Read the records and write them out again exactly.

● **Figure scripts**:
--- begin ---

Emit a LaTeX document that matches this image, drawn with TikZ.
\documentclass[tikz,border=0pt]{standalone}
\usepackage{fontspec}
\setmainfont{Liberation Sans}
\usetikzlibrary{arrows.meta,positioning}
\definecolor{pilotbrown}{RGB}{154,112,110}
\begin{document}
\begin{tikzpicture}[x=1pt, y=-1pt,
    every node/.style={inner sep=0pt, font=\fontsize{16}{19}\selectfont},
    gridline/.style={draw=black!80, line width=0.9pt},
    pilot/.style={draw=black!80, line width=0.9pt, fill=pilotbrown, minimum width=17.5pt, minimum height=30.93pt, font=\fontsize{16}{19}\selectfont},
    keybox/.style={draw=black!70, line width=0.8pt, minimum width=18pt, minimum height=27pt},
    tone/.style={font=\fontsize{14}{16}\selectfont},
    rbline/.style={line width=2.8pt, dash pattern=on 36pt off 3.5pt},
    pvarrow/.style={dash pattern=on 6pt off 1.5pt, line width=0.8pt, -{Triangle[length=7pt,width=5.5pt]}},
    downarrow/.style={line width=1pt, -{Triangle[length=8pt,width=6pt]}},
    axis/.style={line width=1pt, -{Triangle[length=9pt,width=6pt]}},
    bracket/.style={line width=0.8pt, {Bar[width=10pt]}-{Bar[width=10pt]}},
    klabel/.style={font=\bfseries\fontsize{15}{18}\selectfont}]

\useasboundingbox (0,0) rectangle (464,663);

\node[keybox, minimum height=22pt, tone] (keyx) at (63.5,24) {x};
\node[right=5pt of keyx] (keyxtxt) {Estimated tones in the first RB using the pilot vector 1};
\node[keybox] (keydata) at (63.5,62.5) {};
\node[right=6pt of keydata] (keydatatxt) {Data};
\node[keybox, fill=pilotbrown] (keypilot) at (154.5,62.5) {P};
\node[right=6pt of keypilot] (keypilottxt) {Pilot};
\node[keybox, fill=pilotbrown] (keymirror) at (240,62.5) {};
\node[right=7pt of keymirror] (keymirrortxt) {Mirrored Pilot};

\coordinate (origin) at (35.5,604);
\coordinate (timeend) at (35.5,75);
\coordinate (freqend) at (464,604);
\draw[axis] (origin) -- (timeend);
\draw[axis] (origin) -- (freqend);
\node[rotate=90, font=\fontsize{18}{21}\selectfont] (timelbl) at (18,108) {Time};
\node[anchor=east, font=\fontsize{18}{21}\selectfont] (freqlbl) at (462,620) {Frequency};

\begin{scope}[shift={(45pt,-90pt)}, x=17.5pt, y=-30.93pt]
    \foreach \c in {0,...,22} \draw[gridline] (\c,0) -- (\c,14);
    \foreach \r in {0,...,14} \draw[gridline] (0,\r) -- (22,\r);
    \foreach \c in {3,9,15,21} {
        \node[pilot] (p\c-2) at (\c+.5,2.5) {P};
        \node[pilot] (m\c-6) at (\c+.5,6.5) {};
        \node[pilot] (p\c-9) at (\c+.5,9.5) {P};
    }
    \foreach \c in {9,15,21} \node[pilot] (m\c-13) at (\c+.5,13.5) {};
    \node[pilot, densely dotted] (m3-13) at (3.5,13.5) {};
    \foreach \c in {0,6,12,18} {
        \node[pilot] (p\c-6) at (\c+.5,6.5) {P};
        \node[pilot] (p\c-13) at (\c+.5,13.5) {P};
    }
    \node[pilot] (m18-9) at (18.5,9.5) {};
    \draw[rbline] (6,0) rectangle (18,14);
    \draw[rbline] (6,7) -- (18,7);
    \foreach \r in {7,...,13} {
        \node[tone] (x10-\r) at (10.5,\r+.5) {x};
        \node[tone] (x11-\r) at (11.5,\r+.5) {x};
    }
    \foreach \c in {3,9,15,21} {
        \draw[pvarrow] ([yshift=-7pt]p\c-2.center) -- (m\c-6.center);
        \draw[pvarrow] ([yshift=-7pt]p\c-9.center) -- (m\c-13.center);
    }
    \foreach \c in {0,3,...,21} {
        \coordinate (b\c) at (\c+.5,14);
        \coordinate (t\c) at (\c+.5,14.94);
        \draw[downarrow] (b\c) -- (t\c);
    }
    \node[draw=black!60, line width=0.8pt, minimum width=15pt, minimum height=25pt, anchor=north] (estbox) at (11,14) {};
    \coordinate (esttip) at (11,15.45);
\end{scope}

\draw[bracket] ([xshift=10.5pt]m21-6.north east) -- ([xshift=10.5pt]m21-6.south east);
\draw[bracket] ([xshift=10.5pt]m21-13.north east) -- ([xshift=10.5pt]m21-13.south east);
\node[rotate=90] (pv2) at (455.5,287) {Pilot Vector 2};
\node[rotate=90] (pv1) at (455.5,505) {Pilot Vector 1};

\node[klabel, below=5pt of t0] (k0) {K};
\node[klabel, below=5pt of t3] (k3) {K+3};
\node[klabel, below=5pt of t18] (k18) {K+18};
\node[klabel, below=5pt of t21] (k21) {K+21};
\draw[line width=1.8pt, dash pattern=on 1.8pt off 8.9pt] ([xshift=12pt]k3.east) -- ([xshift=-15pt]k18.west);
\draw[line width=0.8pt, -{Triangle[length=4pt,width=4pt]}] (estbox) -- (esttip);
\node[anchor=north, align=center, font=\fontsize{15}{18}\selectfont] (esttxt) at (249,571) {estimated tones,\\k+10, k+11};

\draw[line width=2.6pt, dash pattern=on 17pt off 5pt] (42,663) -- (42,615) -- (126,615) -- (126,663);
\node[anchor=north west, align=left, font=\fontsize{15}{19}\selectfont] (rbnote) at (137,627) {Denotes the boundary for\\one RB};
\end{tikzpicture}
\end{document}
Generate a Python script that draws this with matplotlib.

--- end ---

● **RESPONSE TO THE TASK**:
Emit a LaTeX document that matches this image, drawn with TikZ.
\documentclass[tikz,border=0pt]{standalone}
\usepackage{fontspec}
\setmainfont{Liberation Sans}
\usetikzlibrary{arrows.meta,positioning}
\definecolor{pilotbrown}{RGB}{154,112,110}
\begin{document}
\begin{tikzpicture}[x=1pt, y=-1pt,
    every node/.style={inner sep=0pt, font=\fontsize{16}{19}\selectfont},
    gridline/.style={draw=black!80, line width=0.9pt},
    pilot/.style={draw=black!80, line width=0.9pt, fill=pilotbrown, minimum width=17.5pt, minimum height=30.93pt, font=\fontsize{16}{19}\selectfont},
    keybox/.style={draw=black!70, line width=0.8pt, minimum width=18pt, minimum height=27pt},
    tone/.style={font=\fontsize{14}{16}\selectfont},
    rbline/.style={line width=2.8pt, dash pattern=on 36pt off 3.5pt},
    pvarrow/.style={dash pattern=on 6pt off 1.5pt, line width=0.8pt, -{Triangle[length=7pt,width=5.5pt]}},
    downarrow/.style={line width=1pt, -{Triangle[length=8pt,width=6pt]}},
    axis/.style={line width=1pt, -{Triangle[length=9pt,width=6pt]}},
    bracket/.style={line width=0.8pt, {Bar[width=10pt]}-{Bar[width=10pt]}},
    klabel/.style={font=\bfseries\fontsize{15}{18}\selectfont}]

\useasboundingbox (0,0) rectangle (464,663);

\node[keybox, minimum height=22pt, tone] (keyx) at (63.5,24) {x};
\node[right=5pt of keyx] (keyxtxt) {Estimated tones in the first RB using the pilot vector 1};
\node[keybox] (keydata) at (63.5,62.5) {};
\node[right=6pt of keydata] (keydatatxt) {Data};
\node[keybox, fill=pilotbrown] (keypilot) at (154.5,62.5) {P};
\node[right=6pt of keypilot] (keypilottxt) {Pilot};
\node[keybox, fill=pilotbrown] (keymirror) at (240,62.5) {};
\node[right=7pt of keymirror] (keymirrortxt) {Mirrored Pilot};

\coordinate (origin) at (35.5,604);
\coordinate (timeend) at (35.5,75);
\coordinate (freqend) at (464,604);
\draw[axis] (origin) -- (timeend);
\draw[axis] (origin) -- (freqend);
\node[rotate=90, font=\fontsize{18}{21}\selectfont] (timelbl) at (18,108) {Time};
\node[anchor=east, font=\fontsize{18}{21}\selectfont] (freqlbl) at (462,620) {Frequency};

\begin{scope}[shift={(45pt,-90pt)}, x=17.5pt, y=-30.93pt]
    \foreach \c in {0,...,22} \draw[gridline] (\c,0) -- (\c,14);
    \foreach \r in {0,...,14} \draw[gridline] (0,\r) -- (22,\r);
    \foreach \c in {3,9,15,21} {
        \node[pilot] (p\c-2) at (\c+.5,2.5) {P};
        \node[pilot] (m\c-6) at (\c+.5,6.5) {};
        \node[pilot] (p\c-9) at (\c+.5,9.5) {P};
    }
    \foreach \c in {9,15,21} \node[pilot] (m\c-13) at (\c+.5,13.5) {};
    \node[pilot, densely dotted] (m3-13) at (3.5,13.5) {};
    \foreach \c in {0,6,12,18} {
        \node[pilot] (p\c-6) at (\c+.5,6.5) {P};
        \node[pilot] (p\c-13) at (\c+.5,13.5) {P};
    }
    \node[pilot] (m18-9) at (18.5,9.5) {};
    \draw[rbline] (6,0) rectangle (18,14);
    \draw[rbline] (6,7) -- (18,7);
    \foreach \r in {7,...,13} {
        \node[tone] (x10-\r) at (10.5,\r+.5) {x};
        \node[tone] (x11-\r) at (11.5,\r+.5) {x};
    }
    \foreach \c in {3,9,15,21} {
        \draw[pvarrow] ([yshift=-7pt]p\c-2.center) -- (m\c-6.center);
        \draw[pvarrow] ([yshift=-7pt]p\c-9.center) -- (m\c-13.center);
    }
    \foreach \c in {0,3,...,21} {
        \coordinate (b\c) at (\c+.5,14);
        \coordinate (t\c) at (\c+.5,14.94);
        \draw[downarrow] (b\c) -- (t\c);
    }
    \node[draw=black!60, line width=0.8pt, minimum width=15pt, minimum height=25pt, anchor=north] (estbox) at (11,14) {};
    \coordinate (esttip) at (11,15.45);
\end{scope}

\draw[bracket] ([xshift=10.5pt]m21-6.north east) -- ([xshift=10.5pt]m21-6.south east);
\draw[bracket] ([xshift=10.5pt]m21-13.north east) -- ([xshift=10.5pt]m21-13.south east);
\node[rotate=90] (pv2) at (455.5,287) {Pilot Vector 2};
\node[rotate=90] (pv1) at (455.5,505) {Pilot Vector 1};

\node[klabel, below=5pt of t0] (k0) {K};
\node[klabel, below=5pt of t3] (k3) {K+3};
\node[klabel, below=5pt of t18] (k18) {K+18};
\node[klabel, below=5pt of t21] (k21) {K+21};
\draw[line width=1.8pt, dash pattern=on 1.8pt off 8.9pt] ([xshift=12pt]k3.east) -- ([xshift=-15pt]k18.west);
\draw[line width=0.8pt, -{Triangle[length=4pt,width=4pt]}] (estbox) -- (esttip);
\node[anchor=north, align=center, font=\fontsize{15}{18}\selectfont] (esttxt) at (249,571) {estimated tones,\\k+10, k+11};

\draw[line width=2.6pt, dash pattern=on 17pt off 5pt] (42,663) -- (42,615) -- (126,615) -- (126,663);
\node[anchor=north west, align=left, font=\fontsize{15}{19}\selectfont] (rbnote) at (137,627) {Denotes the boundary for\\one RB};
\end{tikzpicture}
\end{document}
Generate a Python script that draws this with matplotlib.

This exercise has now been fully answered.